Last spring, my first in Gunny, I wanted to ride my bike. The roads were clear of snow, the temperatures were pleasant and I was sort of injury-free. And, as it happens when you have kids and both you and your spouse are cyclists, I ended up riding a lot alone.
It was good. But it was also lonely. One of the things I love about cycling is the ability to create a bond with someone else while moving forward on two wheels. I have never been a "let's get to know each other over coffee" kind of person. Because what if two sips in, I realize we don't have anything in common and to be honest, I don't really like you?
It would be uncomfortable. Whereas on a bike? I can pedal along leisurely, ask you all the questions I want and if all else fails, talk bikes. One thing we will for sure have in common? Bikes.
So, being lonely and wanting to make friends, I got assertive. Every time I met someone new, one of the first questions out of my mouth was, "Do you ride?" And then it became, "Do you want to ride with me?"
Here is where it got interesting. This being Gunnison, the vast majority of women I met answered yes to the first question. The second question yielded a variety of answers.
At this point, I should say that I was emotionally to prepared to hear a "NO" to the second question from every woman I met. Not because it was personal but because many women already have set riding partners or they like to ride alone or whatever. I totally get that.
But no one said no. What most of them said was this:
"Ummmm....I'm kind of slow....and you look really fast...and I don't think I can keep up with you...and and excuses excuses excuses."
OK. STOP. I JUST ASKED YOU TO RIDE WITH ME. IF I DIDN'T WANT YOU TO RIDE WITH ME OR I THOUGHT YOU WERE TOO SLOW OR OUT OF SHAPE, I WOULDN'T HAVE ASKED.
Yes, that deserved all caps.
I hear this SO OFTEN (that also deserved all caps).
There are so many things I want to say about this. Which I guess is the point of this blog post.
First, ladies. LADIES. Listen up. Stop saying you're too slow or out of shape or don't have the skills. For the love, STOP. Every time you say that, you're trying to convince yourself it's true. Not only is it harmful, but it is some kind of annoying. Also? Do you want me to tell you that you ARE fast or that you ARE in shape? Because, honestly, I don't know. I haven't ridden bikes with you yet.
Which leads me to my second point.
I don't care if you're slow. I really don't. I want someone to ride with and I want to make friends. Hey, I'm not a pro. At one point, I raced bikes and sometimes I still do. But what you don't get is that just because you enter a race, you are not necessarily fast or a pro. Racing in and of itself does not make you an expert at cycling. I like to ride bikes. I want to ride bikes with you. Maybe I will wait for you at the top of the hill. Maybe you will wait for me at the bottom. Maybe I will never even make it to the top of the hill and you will be in the parking lot drinking beer by the time I limp back.
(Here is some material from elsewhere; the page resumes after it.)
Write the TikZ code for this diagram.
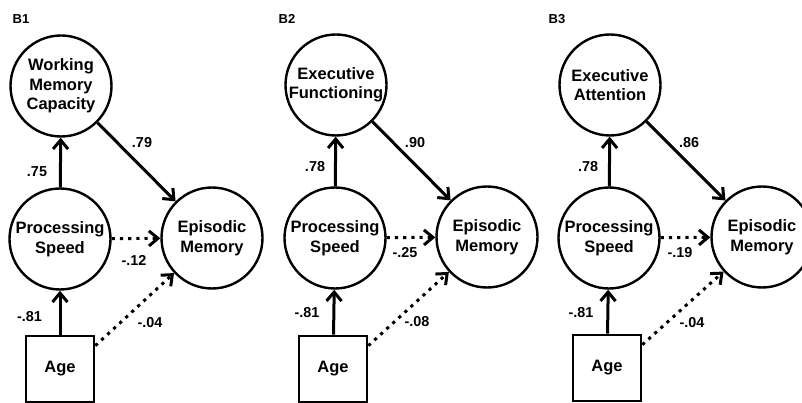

Don't apologize for being slow. Don't apologize for being fast. Don't apologize for being out of breath. Don't make excuses for your imaginary inability to ride.
JUST RIDE. SMILE. BREATHE. TELL A JOKE.
For crying out loud, have a good time.
And lastly, this: Why are women so freaking afraid to try something new on the bike? This is the most baffling to me. Most of my friends (and I) grew up in the post-Title 9 era. Sports were readily available to us as children. My high school years were full of marketing campaigns designed to lure women in to math and science. We were expected to be pilots and scientists and teachers and doctors.
So WHY are women so timid to go for it?
I don't get it. At all. Because what if you tried it and you didn't like it? Then you don't have to do it again because you're a full-grown person and full-grown people get to quit things they don't like and eat ice cream for lunch and stay up late watching crappy reality tv.
But what if you tried it and you did like it? What if you rode bikes with me and discovered that damn, you are good at cornering? What if you entered the Gunnison cyclocross race on a whim and ended up re-invigorated?
What if you stopped saying "I'm sorry" and "I'm not good enough"?
And what if you just rode your bike?